11) Allocation of Risk & Liability

  1. Customer indemnity. You indemnify, defend and hold harmless Supahuman and our affiliates, officers, and personnel from all claims, fines, losses, and expenses arising from (a) your data inputs or instructions, (b) your use of data or outputs (including marketing uses), or (c) your breach of these Additional Terms, applicable law, or third-party terms—except to the extent caused by our intentional misconduct.
  2. Limitation of liability. To the maximum extent permitted by law, our aggregate liability for all claims under these Additional Terms is limited to fees paid by you to us for the relevant services in the twelve (12) months preceding the event giving rise to liability. Nothing excludes liability that cannot be excluded under applicable law.
  3. Consumer/Trade law notes (where applicable):
    • Australia: Non-excludable rights under the Australian Consumer Law remain unaffected.
    • New Zealand: Where both parties are “in trade,” the parties contract out of the Fair Trading Act to the extent permitted by law and agree this is fair and reasonable.
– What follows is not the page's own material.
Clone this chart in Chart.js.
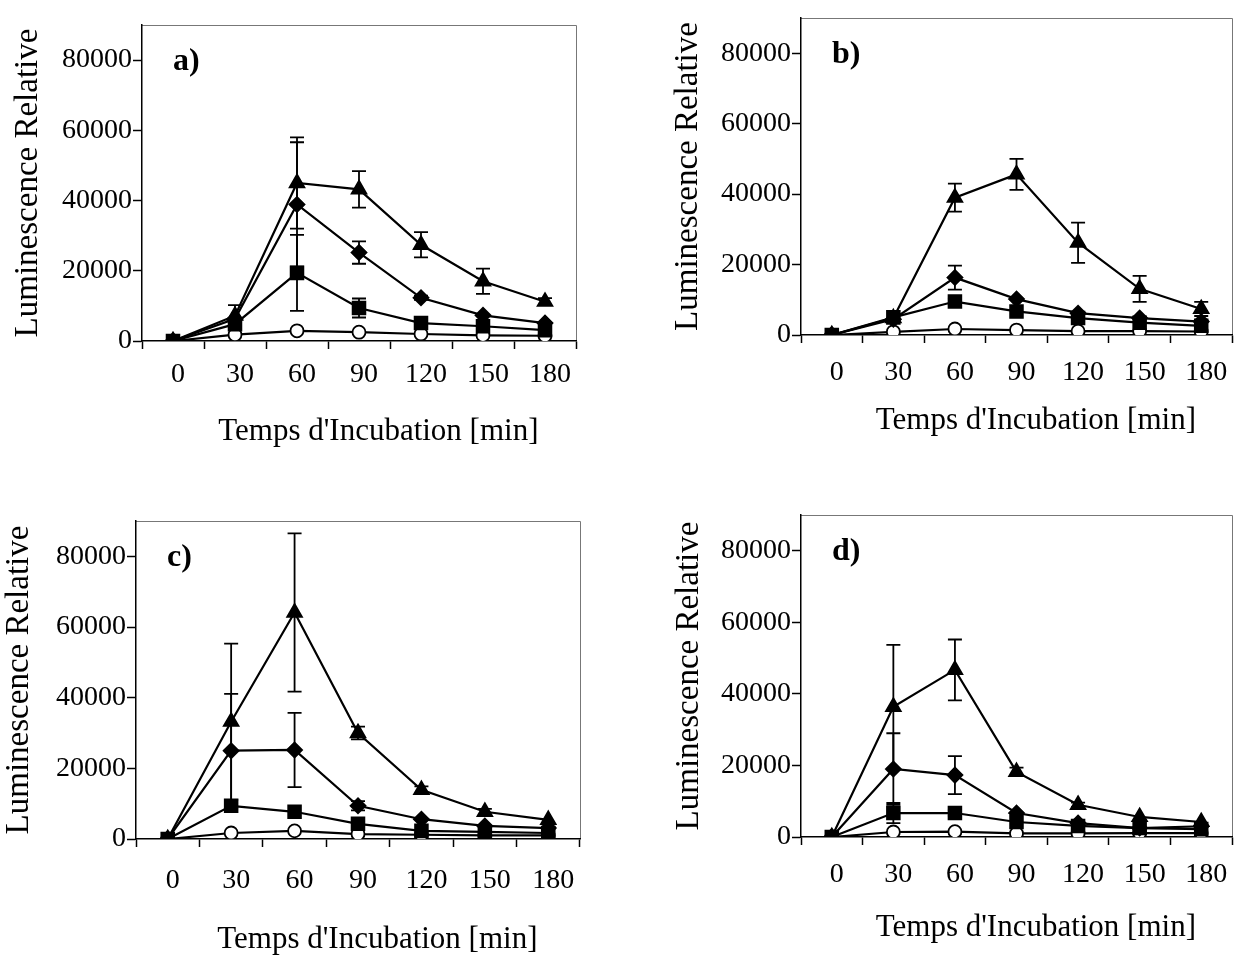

12) Termination & Enforcement

We may pause or terminate any activity we reasonably consider (a) unlawful, (b) contrary to third-party terms, or (c) a material risk to security, privacy, platform integrity, or our business. We may require you to provide evidence of rights/consents for sources you direct us to access.

13) Changes

We may update these Additional Terms from time to time. Material changes will be posted on this page with a new “Last updated” date. Continued use of our site or services after changes constitutes acceptance.

14) Governing Law & Venue

Unless otherwise agreed in a signed contract: (a) if your principal place of business is in New Zealand, these Additional Terms are governed by New Zealand law and the courts of Auckland, NZ; (b) if in Australia, New South Wales law and the courts of NSW, AU; otherwise, by the laws and courts we specify in our Website Terms of Use.